季節のカレンダーを作ろうということになった。すでに実践していることではある。田んぼや畑をやること、季節の草花で染めること、藍を育てること、あるいは、味噌を仕込むこと、藍染めをすること、冬は手を動かしてたつけを縫うこと、漬物をつけて美味しくいただくこと・・・

それを可視化して、共有していきたい。石徹白に住んでいる石徹白洋品店のスタッフもだし、これから移住してくる人たちともだし、都会に住んでいる人とも。この豊かさ、喜び、楽しみ、美味しさをおすそ分けしたい。

それが、この山里の恵みを受けて生かされている私の一つの役割だと思った。

私は全て惜しみなくなんでも教えてくださる石徹白の長老たちに生きる強さを学んできた。何があっても、ここだったら、生きていける。そんな強さをもらった。それが全て自分一人で実践できているとは思わないけれど、心強く、なんとかなると思える強い心をシェアしていきたい。
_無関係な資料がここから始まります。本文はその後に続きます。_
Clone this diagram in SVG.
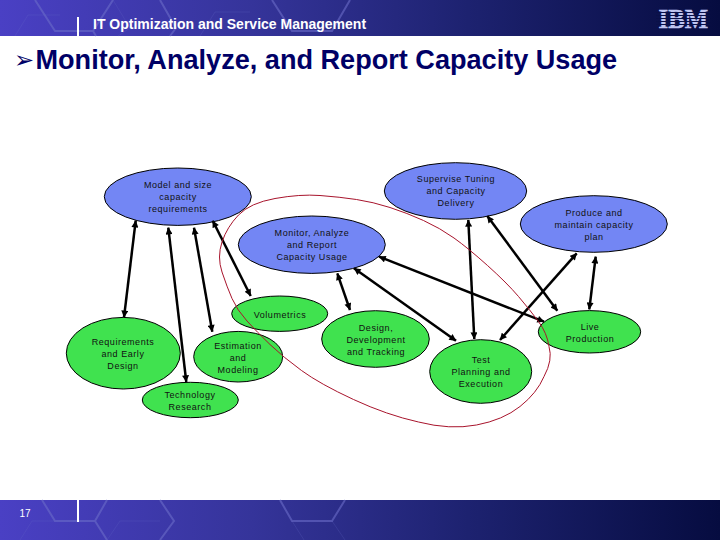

何があっても、何をしていても、私たちが大事にしていきたいことはここだよね、っていうことが確認できた。

そのために、私たちは石徹白洋品店を動かしていく。

ものづくりを続けていく。社会に対して発信していく、仲間を増やしていく。

目的が、目指すところが明確ならぶれない。
すぐに収入に繋がらなくても、コロナショックで展示会ができなくてもへこたれない。だって、目指すところがあるんだから。

それが明確になったのは、コロナのおかげ、展示会中止のおかげ、両親のおかげ、夫のおかげ、いつもそばにいてくれるたくさんの人たちのおかげ。

悪いことばっかりじゃないと、ポジティブに捉えて、今やれることをやっていくしかないんだ。一人で抱えていても仕方がない。気持ちを共有して、未来を創っていく。

この合宿を経て、私はさらに心強くなった。そして、正しい方向へ進もうと思った。歩みを止めてはいけないと思った。

何年か前のSARSの時に、カンボジアの師匠の森本さんが、布が売れなくて本当に困っていたことを思い出した。でも、そのあとに笑って言った。「お給料を払えなくても、米で払っているんだよね。はははは。食っていければなんとかなるからね。」と。

弱さの強さ。こういう時だからこそ、新しいことが見えてくる、信頼関係が構築される。そんな場面を目の当たりにしてきた私としては、まだまだやれる、できることがあると信じられる。

こんな局面じゃないと、大事な話ができないという情けない自分に気がついて、それを是正するための第一歩だと、捉えられる。

合宿一日目終了した今、合宿二日目の明日はどんな話ができるのかなとワクワクしている。